Immediately after Mayor Lantigua took office in January 2010, opposition groups, instead of trying to work together with the new administration that received the city in serious financial crisis; with a 25.5 Million dollar budget deficit, started a crusade to oust mayor Lantigua from the public office that the people of Lawrence gave him in a clean and democratic election process for a four-year period.

With this purpose, they started using a very powerful weapon to bring him down: The media.

Through the media, written, electronic and the Internet, they put in place a vigorous negative campaign to discredit and denigrate not only the Hispanic Mayor, but the entire City of Lawrence. Unfortunately for them, it looks like putting this dirty negative campaign against Lawrence in the media was a terrible mistake.

This cruel, merciless and unjust bombardment of negativity mainly against the Hispanic community and sponsor by those groups opposed to the first administration led by a Hispanic mayor in the New England region, has strongly united the residents behind our mayor. This negativity has made our city of Lawrence, two different cities diametrically opposed to each other, at least in the perception of the reality and the methods and purpose of government to move this city forward.

The first of the two cities, we will name it Lawrence A. This city has been called with disdain and disrespect the “City of the Damned” or “godforsaken city in the U.S.” This city of Lawrence is like a damn jungle inhabited by wild mammals, idiots and illiterates of Dominican and Puerto Rican background, who have invaded this land arbitrarily to live on charity.

This hell on earth, where no law and order exist, is like a desolate war zone where evil and crime prevail. This fictitious and vulgar Lawrence is a city plagued by corruption, lawlessness and deception — This is a City of Lawrence very different from the city where we are raising our children.

In this unique place called Lawrence, former residents who left their homeland, they once loved, now they are clamoring for a state takeover of the city government and asking for immediate deployment of the National Guard to pacify us because they are not in power any more.

The other city, we’ll call it Lawrence B. This is a real city with great pride. The one we have named “The Great City of Lawrence.” This is a city of hopes and dreams; a city of immigrants hungry for a better future.
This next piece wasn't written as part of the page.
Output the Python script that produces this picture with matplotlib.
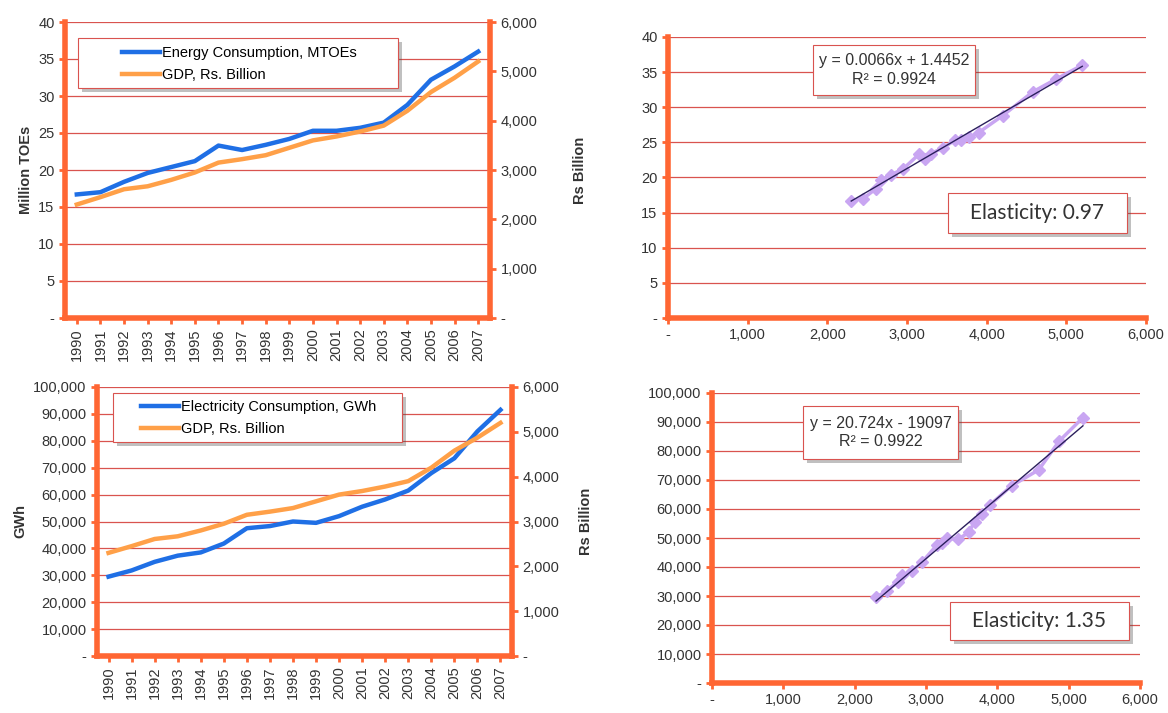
import matplotlib.pyplot as plt
import matplotlib.patheffects as pe
from matplotlib.patches import Rectangle
import numpy as np
from matplotlib.ticker import FuncFormatter

plt.rcParams['font.family'] = ['Liberation Sans', 'DejaVu Sans']

years = list(range(1990, 2008))
energy_mtoe = [16.7, 17.0, 18.4, 19.6, 20.4, 21.2, 23.3, 22.7, 23.4, 24.2,
               25.3, 25.3, 25.7, 26.4, 28.8, 32.2, 34.0, 36.0]
gdp_bn = [2300, 2450, 2610, 2670, 2800, 2950, 3150, 3220, 3300, 3450,
          3600, 3680, 3780, 3900, 4200, 4580, 4870, 5200]
elec_gwh = [29500, 31800, 35000, 37300, 38500, 41800, 47500, 48300, 50000, 49500,
            52000, 55500, 58200, 61500, 68000, 73500, 83500, 91500]

eq_energy = "y = 0.0066x + 1.4452\nR\u00b2 = 0.9924"
eq_elec = "y = 20.724x - 19097\nR\u00b2 = 0.9922"
elast_energy = "Elasticity: 0.97"
elast_elec = "Elasticity: 1.35"

ORANGE = "#FF6633"
GRID = "#D9534F"
BLUE = "#1F6FE5"
GDPC = "#FFA048"
TXT = "#333333"
W, H = 1168, 713


def px_axes(fig, l, r, t, b):
    return fig.add_axes([l / W, 1 - b / H, (r - l) / W, (b - t) / H])


def fmt_thousands(v, pos):
    if abs(v) < 1e-9:
        return "-"
    if v >= 1000:
        return f"{v:,.0f}"
    return f"{v:g}"


def style(ax):
    ax.spines["top"].set_visible(False)
    ax.spines["right"].set_visible(False)
    for s in ["left", "bottom"]:
        ax.spines[s].set_color(ORANGE)
        ax.spines[s].set_linewidth(4)
    ax.tick_params(colors=ORANGE, labelcolor=TXT, labelsize=10.5, length=4, width=2)
    ax.yaxis.grid(True, color=GRID, lw=0.9)
    ax.set_axisbelow(True)
    ax.yaxis.set_major_formatter(FuncFormatter(fmt_thousands))


def style_twin(axb, pad):
    for s in ["top", "left", "bottom"]:
        axb.spines[s].set_visible(False)
    axb.spines["right"].set_color(ORANGE)
    axb.spines["right"].set_linewidth(4)
    axb.tick_params(colors=ORANGE, labelcolor=TXT, labelsize=10.5, length=4, width=2)
    axb.yaxis.set_major_formatter(FuncFormatter(fmt_thousands))
    axb.set_ylabel("Rs Billion", fontweight="bold", fontsize=10.5, color=TXT, labelpad=pad)


def px_box(fig, l, r, t, b):
    # white box with thin red border and soft shadow, in figure pixels
    rect = Rectangle((l / W, 1 - b / H), (r - l) / W, (b - t) / H, transform=fig.transFigure,
                     fc="white", ec=GRID, lw=0.8, zorder=5)
    rect.set_path_effects([pe.SimplePatchShadow(offset=(3, -3), alpha=0.35), pe.Normal()])
    fig.add_artist(rect)


def legend_box(fig, handles, l, r, t, b, hx, row1):
    px_box(fig, l, r, t, b)
    leg = fig.legend(handles, [h.get_label() for h in handles], loc="upper left",
                     bbox_to_anchor=(hx / W, 1 - (row1 - 5) / H), fontsize=10.5,
                     frameon=False, handlelength=2.6, handletextpad=0.15,
                     borderpad=0, labelspacing=0.55, borderaxespad=0)
    leg.set_zorder(6)


def boxed_text(fig, text, l, r, t, b, **kw):
    px_box(fig, l, r, t, b)
    fig.text((l + r) / 2 / W, 1 - (t + b) / 2 / H, text, ha="center", va="center",
             color=TXT, zorder=6, **kw)


fig = plt.figure(figsize=(W / 100, H / 100), dpi=100)
x = np.arange(len(years))

# top-left: energy and gdp over time
ax1 = px_axes(fig, 65, 490, 22, 318)
l1, = ax1.plot(x, energy_mtoe, color=BLUE, lw=3.2, label="Energy Consumption, MTOEs")
ax1.set_ylim(0, 40)
ax1.set_yticks(range(0, 41, 5))
ax1.set_xlim(-0.5, len(years) - 0.5)
ax1.set_xticks(x)
ax1.set_xticklabels(years, rotation=90)
style(ax1)
ax1.set_ylabel("Million TOEs", fontweight="bold", fontsize=10.5, color=TXT)
ax1b = ax1.twinx()
l2, = ax1b.plot(x, gdp_bn, color=GDPC, lw=3.2, label="GDP, Rs. Billion")
ax1b.set_ylim(0, 6000)
ax1b.set_yticks(range(0, 6001, 1000))
style_twin(ax1b, 26)
legend_box(fig, [l1, l2], 78, 398, 38, 88, 122, 51)

# bottom-left: electricity and gdp over time
ax3 = px_axes(fig, 97, 512, 387, 656)
l3, = ax3.plot(x, elec_gwh, color=BLUE, lw=3.2, label="Electricity Consumption, GWh")
ax3.set_ylim(0, 100000)
ax3.set_yticks(range(0, 100001, 10000))
ax3.set_xlim(-0.5, len(years) - 0.5)
ax3.set_xticks(x)
ax3.set_xticklabels(years, rotation=90)
style(ax3)
ax3.set_ylabel("GWh", fontweight="bold", fontsize=10.5, color=TXT)
ax3b = ax3.twinx()
l4, = ax3b.plot(x, gdp_bn, color=GDPC, lw=3.2, label="GDP, Rs. Billion")
ax3b.set_ylim(0, 6000)
ax3b.set_yticks(range(0, 6001, 1000))
style_twin(ax3b, 14)
legend_box(fig, [l3, l4], 113, 402, 393, 442, 141, 405)


def scatter_panel(ax, yvals, ymax, ystep):
    ax.plot(gdp_bn, yvals, color="#C9A6F2", lw=2.5, marker="D", ms=6.5, mfc="#C9A6F2", mec="#C9A6F2")
    k, c = np.polyfit(gdp_bn, yvals, 1)
    xs = np.array([min(gdp_bn), max(gdp_bn)])
    ax.plot(xs, k * xs + c, color="#2A1F5C", lw=1)
    ax.set_xlim(0, 6000)
    ax.set_xticks(range(0, 6001, 1000))
    ax.xaxis.set_major_formatter(FuncFormatter(fmt_thousands))
    ax.set_ylim(0, ymax)
    ax.set_yticks(np.arange(0, ymax + 1, ystep))
    style(ax)


ax2 = px_axes(fig, 668, 1146, 37, 318)
scatter_panel(ax2, energy_mtoe, 40, 5)
boxed_text(fig, eq_energy, 813, 975, 45, 95, fontsize=11.5, linespacing=1.3)
boxed_text(fig, elast_energy, 948, 1127, 193, 233, fontsize=15, family=["Lato", "DejaVu Sans"])

ax4 = px_axes(fig, 712, 1140, 393, 683)
scatter_panel(ax4, elec_gwh, 100000, 10000)
boxed_text(fig, eq_elec, 803, 958, 406, 459, fontsize=11.5, linespacing=1.3)
boxed_text(fig, elast_elec, 950, 1129, 602, 640, fontsize=15, family=["Lato", "DejaVu Sans"])

fig.savefig("out.png", dpi=100)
A Lawrence populated mostly by men and women representing honest and hardworking people from the entire community with great respect for the historical reasons that led to the founding of The Great City of Lawrence in 1845.

Men and women who are parents of humble families committed to the goal of achieving the American dream, even if they have to work two or even three jobs to pay the rent and provide a decent standard of living for their families.

Lawrence B, the real one, is a city in which our families can walk the streets freely, safely; happily, without fear of being killed at any time by an imaginary sniper aiming an AK-47 at them. (That’s the impression that those affected by the negativity seem to have).

Fortunately, this horrible and dark City of Lawrence described as Lawrence A, the city of the damned, only exists deep inside the rotten and perverse minds of some people who, though living in neighboring cities and towns, remain tied to the economic interests in our city.

These voluntarily displaced citizens (nobody forced them to flee to other cities) appear seriously ill by feeding their spirits with the infamous content of racial bias in news reports exaggerated by The Eagle-Tribune, Boston Magazine or a bunch of cowards and irresponsible bloggers living like rats hiding behind pseudonyms spread on the Internet trying to tarnish the reputation of honest and hardworking people of this city.

These renegade groups, sponsoring this rampant negativity against the city and its administration, refuse to accept that Lawrence has changed. They refuse to understand that the Hispanic community, whom they seem to hate, is here to stay and now accounts for 73.8% of the total population of Lawrence.

They still refuse to accept the bitter reality: Over 24,000 people in the Latino community are registered voters with the ability, the right and the desire to govern ourselves.